Eigentlich sollte Gustavo Dudamel nur als musikalischer Berater am Film “Libertador” mitwirken, erklärt Regisseur Alberto Arvelo. “Bald nach Beginn der Dreharbeiten sagte er mir jedoch, er habe eine Melodie erfunden, die als Eröffnungsthema funktionieren könnte. Als er sie auf dem Klavier vorspielte, wurde uns beiden klar, dass er schon damit begonnen hatte, unseren Soundtrack zu komponieren.”

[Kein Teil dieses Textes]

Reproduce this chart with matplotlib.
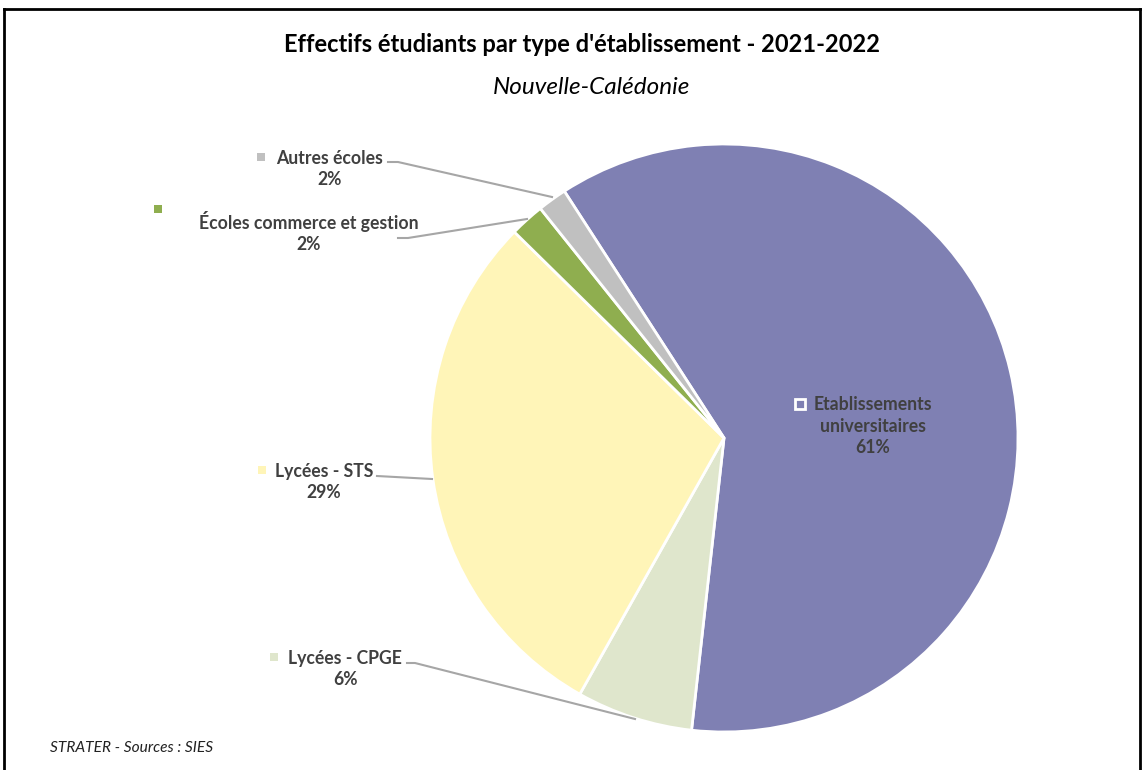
import matplotlib.pyplot as plt
from matplotlib.patches import Rectangle

# data (shares in %)
categories = ['Etablissements\nuniversitaires', 'Lycées - CPGE', 'Lycées - STS',
              'Écoles commerce et gestion', 'Autres écoles']
shares = [60.9, 6.4, 29.2, 1.9, 1.6]
colors = ['#7f80b3', '#dfe6cc', '#fff5b8', '#8fae4f', '#c0c0c0']

title = "Effectifs étudiants par type d'établissement - 2021-2022"
subtitle = 'Nouvelle-Calédonie'
source = 'STRATER - Sources : SIES'

W, H = 1142, 770
LABEL_COLOR = '#404040'
LINE_COLOR = '#a6a6a6'


def py(y):
    # pixel row (from top) -> data y
    return H - y


def main():
    fig = plt.figure(figsize=(W / 100, H / 100), dpi=100)
    ax = fig.add_axes([0, 0, 1, 1])
    ax.pie(shares, colors=colors, startangle=122.9, counterclock=False,
           center=(724, py(438)), radius=294,
           wedgeprops={'edgecolor': 'white', 'linewidth': 2})
    ax.set_xlim(0, W)
    ax.set_ylim(0, H)
    ax.set_aspect('equal')
    ax.axis('off')

    # frame (bottom edge is cut off in the original)
    ax.plot([4, 4], [py(9), 0], color='black', lw=2)
    ax.plot([4, 1140], [py(9), py(9)], color='black', lw=2)
    ax.plot([1140, 1140], [py(9), 0], color='black', lw=2)

    ax.text(582, py(44), title, ha='center', va='center', fontsize=17,
            fontweight='bold', family='Lato', color='black')
    ax.text(592, py(88), subtitle, ha='center', va='center', fontsize=17.5,
            style='italic', family='Lato', color='black')
    ax.text(50, py(748), source, ha='left', va='center', fontsize=11.2,
            style='italic', family='Lato', color='#222222')

    # label text centre, marker position, leader line points
    layout = [
        ((873, 426), (800, 404), None),
        ((345, 669), (274, 657), [(407, 663), (415, 663), (635, 719)]),
        ((324, 482), (262, 470), [(377, 476), (432, 479)]),
        ((309, 232), (158, 209), [(398, 238), (408, 238), (527, 219)]),
        ((330, 169), (261, 157), [(388, 162), (398, 162), (552, 197)]),
    ]
    for cat, share, col, (pos, mark, line) in zip(categories, shares, colors, layout):
        ax.text(pos[0], py(pos[1]), '{}\n{:.0f}%'.format(cat, share),
                ha='center', va='center', fontsize=12.7, fontweight='bold',
                family='Lato', color=LABEL_COLOR, linespacing=1.32)
        if col == colors[0]:
            ax.add_patch(Rectangle((mark[0] - 5, py(mark[1]) - 5), 10, 10,
                                   facecolor='none', edgecolor='white', lw=2))
        else:
            ax.add_patch(Rectangle((mark[0] - 4, py(mark[1]) - 4), 8, 8,
                                   facecolor=col, edgecolor='none'))
        if line:
            ax.plot([p[0] for p in line], [py(p[1]) for p in line],
                    color=LINE_COLOR, lw=1.5)

    fig.savefig('out.png', dpi=100, facecolor='white')


if __name__ == '__main__':
    main()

Es verwundert kaum, dass Gustavo Dudamel so heftig für diese Filmmusik entflammte. Der venezolanisch-spanische Film, mit einem geschätzten Budget von 50 Millionen US-Dollar Lateinamerikas bislang größte Kinoproduktion, porträtiert Simón Bolívar, den Anführer und Vordenker der südamerikanischen Unabhängigkeitsbewegung. Bolívar wurde 1783 in Caracas, der heutigen Hauptstadt von Venezuela, geboren. Er wird hier wie nahezu überall auf dem lateinamerikanischen Kontinent als Befreier verehrt. Sein Geburtstag ist ein nationaler Feiertag in Venezuela. Die Landeswährung heißt seit 1879 Bolívar, wichtige Städte, Plätze, Straßen und Denkmäler tragen diesen Namen. Hugo Chávez, der umstrittene, 2013 verstorbene Staatspräsident Venezuelas, inszenierte sich als politischer Erbe Bolívars und rief in seinem Namen eine “sozialistische Revolution” aus.

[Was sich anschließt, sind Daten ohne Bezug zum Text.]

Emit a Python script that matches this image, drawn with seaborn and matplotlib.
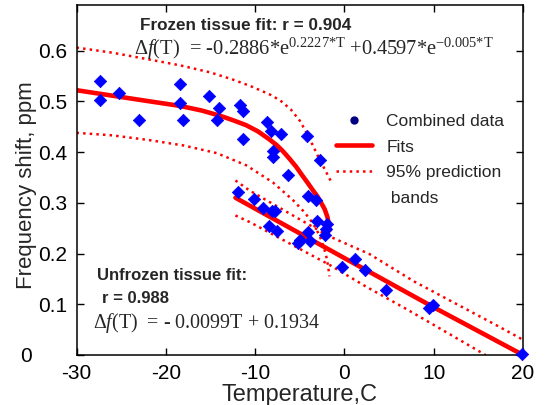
import matplotlib
matplotlib.use("Agg")
import matplotlib.pyplot as plt
import matplotlib.transforms as mtransforms
from matplotlib.lines import Line2D
import seaborn as sns

# combined measurements, temperature (C) vs frequency shift (ppm)
temp_data = [-27.4, -27.4, -25.2, -23.0, -18.4, -18.4, -18.1, -15.2, -14.0, -14.3,
             -11.7, -11.4, -11.4, -8.7, -8.2, -7.1, -8.0, -8.0, -6.3, -4.2,
             -2.7, -11.9, -10.1, -9.1, -8.1, -7.8, -8.5, -7.5, -4.1, -3.2,
             -3.1, -4.1, -5.0, -5.2, -3.9, -1.9, -2.1, -2.2, 1.2, -0.3,
             2.3, 4.7, 9.5, 9.9, 19.9]
shift_data = [0.541, 0.503, 0.517, 0.464, 0.534, 0.496, 0.464, 0.510, 0.486, 0.464,
              0.493, 0.481, 0.425, 0.460, 0.441, 0.435, 0.402, 0.391, 0.355, 0.432,
              0.385, 0.322, 0.308, 0.289, 0.283, 0.283, 0.254, 0.245, 0.314, 0.305,
              0.265, 0.243, 0.227, 0.221, 0.224, 0.259, 0.248, 0.237, 0.189, 0.173,
              0.168, 0.128, 0.092, 0.099, 0.002]

# frozen tissue fit and its 95% prediction bands
frozen_fit_t = [-30, -23.3, -18.4, -16, -14, -12.5, -11, -9.7, -8.4, -7.6, -6.9,
                -6.2, -5.4, -4.8, -4.1, -3.5, -3.0, -2.6, -2.2, -1.9, -1.75, -1.68]
frozen_fit_f = [0.522, 0.504, 0.491, 0.482, 0.472, 0.463, 0.453, 0.441, 0.425, 0.414, 0.402,
                0.388, 0.371, 0.356, 0.339, 0.324, 0.312, 0.300, 0.287, 0.272, 0.258, 0.246]
frozen_hi_t = [-30, -26, -22, -18.4, -15, -12.5, -10.5, -8.4, -7.2, -6.0, -5.0,
               -4.2, -3.5, -2.8, -2.2, -1.5]
frozen_hi_f = [0.606, 0.596, 0.583, 0.571, 0.557, 0.543, 0.530, 0.514, 0.502, 0.484, 0.462,
               0.437, 0.412, 0.386, 0.366, 0.342]
frozen_lo_t = [-30, -26, -22, -18, -14.3, -11, -8, -5.8, -4.5, -3.5, -2.8, -2.3, -2.0, -1.8, -1.68]
frozen_lo_f = [0.438, 0.433, 0.424, 0.413, 0.398, 0.374, 0.340, 0.306, 0.282, 0.259, 0.236,
               0.212, 0.192, 0.172, 0.155]

# unfrozen tissue fit and bands
unfrozen_fit_t = [-12.2, 0.0, 10.0, 20.0]
unfrozen_fit_f = [0.310, 0.191, 0.094, 0.0]
unfrozen_hi_t = [-12.2, -10.6, -1.7, 2.8, 7.8, 17.3, 20.0]
unfrozen_hi_f = [0.344, 0.324, 0.234, 0.199, 0.145, 0.056, 0.030]
unfrozen_lo_t = [-12.2, -10.6, -1.7, 2.4, 7.1, 15.8]
unfrozen_lo_f = [0.275, 0.262, 0.178, 0.135, 0.089, 0.0]

x_ticks = [-30, -20, -10, 0, 10, 20]
y_ticks = [0, 0.1, 0.2, 0.3, 0.4, 0.5, 0.6]
y_tick_labels = ["0", "0.1", "0.2", "0.3", "0.4", "0.5", "0.6"]
legend_labels = ["Combined data", "Fits", "95% prediction", " bands"]

sns.set_theme(style="ticks")
plt.rcParams["font.family"] = ["Liberation Sans", "DejaVu Sans"]
plt.rcParams["axes.unicode_minus"] = False
plt.rcParams["mathtext.fontset"] = "custom"
plt.rcParams["mathtext.rm"] = "Liberation Serif"
plt.rcParams["mathtext.it"] = "Liberation Serif:italic"

fig = plt.figure(figsize=(5.48, 4.05), dpi=100)
ax = fig.add_axes([0.1396, 0.1235, 0.8148, 0.8642])

band_kw = dict(color="red", linewidth=1.8, linestyle=":", sort=False, estimator=None, ax=ax)
sns.lineplot(x=frozen_hi_t, y=frozen_hi_f, **band_kw)
sns.lineplot(x=frozen_lo_t, y=frozen_lo_f, **band_kw)
sns.lineplot(x=unfrozen_hi_t, y=unfrozen_hi_f, **band_kw)
sns.lineplot(x=unfrozen_lo_t, y=unfrozen_lo_f, **band_kw)

fit_kw = dict(color="red", linewidth=3.3, sort=False, estimator=None, ax=ax)
sns.lineplot(x=frozen_fit_t, y=frozen_fit_f, **fit_kw)
sns.lineplot(x=unfrozen_fit_t, y=unfrozen_fit_f, **fit_kw)
for line in ax.lines:
    line.set_solid_joinstyle("round")

sns.scatterplot(x=temp_data, y=shift_data, marker="D", color="#0000ff",
                edgecolor="#0000ff", linewidth=0.5, s=40, ax=ax, zorder=3)
for coll in ax.collections:
    coll.set_clip_on(False)

ax.set_xlim(-30, 20)
ax.set_ylim(0, 0.69)
ax.set_xticks(x_ticks)
ax.set_xticklabels([str(v) for v in x_ticks])
ax.set_yticks(y_ticks)
ax.set_yticklabels(y_tick_labels)
ax.tick_params(direction="in", length=5, width=1, top=True, right=True,
               labelsize=15, pad=6.5, colors="black")
for side in ["left", "right", "top", "bottom"]:
    ax.spines[side].set_visible(True)
    ax.spines[side].set_color("black")
    ax.spines[side].set_linewidth(1.1)

# the "0" label sits off to the left in the original
zero_lbl = ax.yaxis.get_major_ticks()[0].label1
zero_lbl.set_transform(zero_lbl.get_transform()
                       + mtransforms.ScaledTranslation(-0.36, 0, fig.dpi_scale_trans))

ax.set_xlabel("Temperature,C", fontsize=17)
ax.xaxis.set_label_coords(0.5, -0.083)
ax.set_ylabel("Frequency shift, ppm", fontsize=16)
ax.yaxis.set_label_coords(-0.088, 0.484)

serif = ["Liberation Serif", "DejaVu Serif"]
ax.text(0.142, 0.929, "Frozen tissue fit: r = 0.904", transform=ax.transAxes,
        fontsize=12.3, fontweight="bold", va="baseline")
ax.text(0.129, 0.857,
        r"$\Delta f$(T)  = -0.2886*e$^{0.2227{*}\mathrm{T}}$ +0.4597*e$^{{-}0.005{*}\mathrm{T}}$",
        transform=ax.transAxes, fontsize=14.8, family=serif, va="baseline")
ax.text(0.045, 0.214, "Unfrozen tissue fit:", transform=ax.transAxes,
        fontsize=12, fontweight="bold", va="baseline")
ax.text(0.056, 0.149, "r = 0.988", transform=ax.transAxes,
        fontsize=12, fontweight="bold", va="baseline")
ax.text(0.037, 0.077, r"$\Delta f$(T)  = - 0.0099T + 0.1934", transform=ax.transAxes,
        fontsize=14.4, family=serif, va="baseline")

# second line of the bands label gets its own empty-handle row
handles = [
    Line2D([], [], linestyle="none", marker="o", color="#000080", markersize=5),
    Line2D([], [], color="red", linewidth=3.3),
    Line2D([], [], color="red", linewidth=1.8, linestyle=":"),
    Line2D([], [], linestyle="none"),
]
leg = ax.legend(handles, legend_labels,
                loc="upper left", bbox_to_anchor=(0.581, 0.69), frameon=False,
                fontsize=12.5, handlelength=2.1, handletextpad=0.8,
                labelspacing=0.62, borderpad=0, borderaxespad=0)

fig.savefig("out.png", dpi=100)
plt.close(fig)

Auch das 1975 gegründete Simón Bolívar Youth Symphony Orchestra of Venezuela beruft sich auf das emanzipatorische Vermächtnis Bolívars. Es steht als internationales Aushängeschild von El Sistema, jenem wegweisenden Musikerziehungsprojekt, das allen Kindern in Venezuela kostenfreien Musikunterricht ermöglicht, für eine “leise Revolution im Konzertsaal” (BBC). Gustavo Dudamel übernahm 1999 im Alter von 18 Jahren die Leitung des Orchesters, das nur noch Simón Bolívar Symphony Orchestra of Venezuela heißt, seit 2011 der Altersdurchschnitt über den Richtwert für Jugendorchester stieg. Dudamel hatte vor Beginn seiner Dirigentenlaufbahn eine musikalische Ausbildung im Rahmen von El Sistema genossen – wie übrigens auch Regisseur Alberto Arvelo, der bereits die Dokumentarfilme “Play and Fight” und “El Sistema: Dudamel, Let the Children Play” darüber gedreht und die von Dudamel dirigierte Multimedia-Oper “La Cantata Criolla” (2010) inszeniert hat.
Gustavo Dudamel verbindet in seiner Filmmusik für “Libertador” die aufwühlende Emotionalität spätromantischer Symphonik, als deren genialer Interpret er gefeiert wird, mit der archaischen Energie afro-lateinamerikanischer Rhythmen, die Teil seiner kulturellen DNA sind. Musikalischer Hauptdarsteller seines Soundtracks ist die Flöte. Ihr klagender Ton symbolisiert die Sehnsucht nach Freiheit, das zentrale Thema dieses Films – nur drei der 17 Titel kommen ohne ihre Mitwirkung aus. Pedro Eustache, ein international renommierter Flötist aus Caracas, hat in der Vergangenheit schon häufig mit Dudamel gearbeitet und darf hier alle Register seines Könnens ziehen: Seine indianischen Flöten verströmen folkloristisches Kolorit, der schrille Klang seiner Piccoloflöte schneidet sich durch das Schlachtengetöse und die Arabesken seiner Querflöte beschwören leidenschaftliche Glut.
Das Simón Bolívar Orchestra of Venezuela brennt hörbar für die Musik aus der Feder ihres Dirigenten. Es versprüht rhythmischen Elan, spielt stets geschmeidig und mit großer Ausdruckskraft. "Beim Schreiben dieser Musik war ich mir der Tatsache, dass das Simón Bolívar Orchestra of Venezuela diese Musik spielen wird, und ihrer Symbolwirkung stets bewusst", erklärt Gustavo Dudamel. “Denn in den glänzenden Qualitäten des Orchesters spiegelt sich Simón Bolívars Vermächtnis von Leidenschaft, Liebe und Hingabe wider. Jeder Musiker ist ein junger Mensch, der seine ganze Seele in jede einzelne Note legt. Diese Energie fließt nicht nur in die Musik ein. Vielmehr sind Musik und Energie ein und dasselbe.”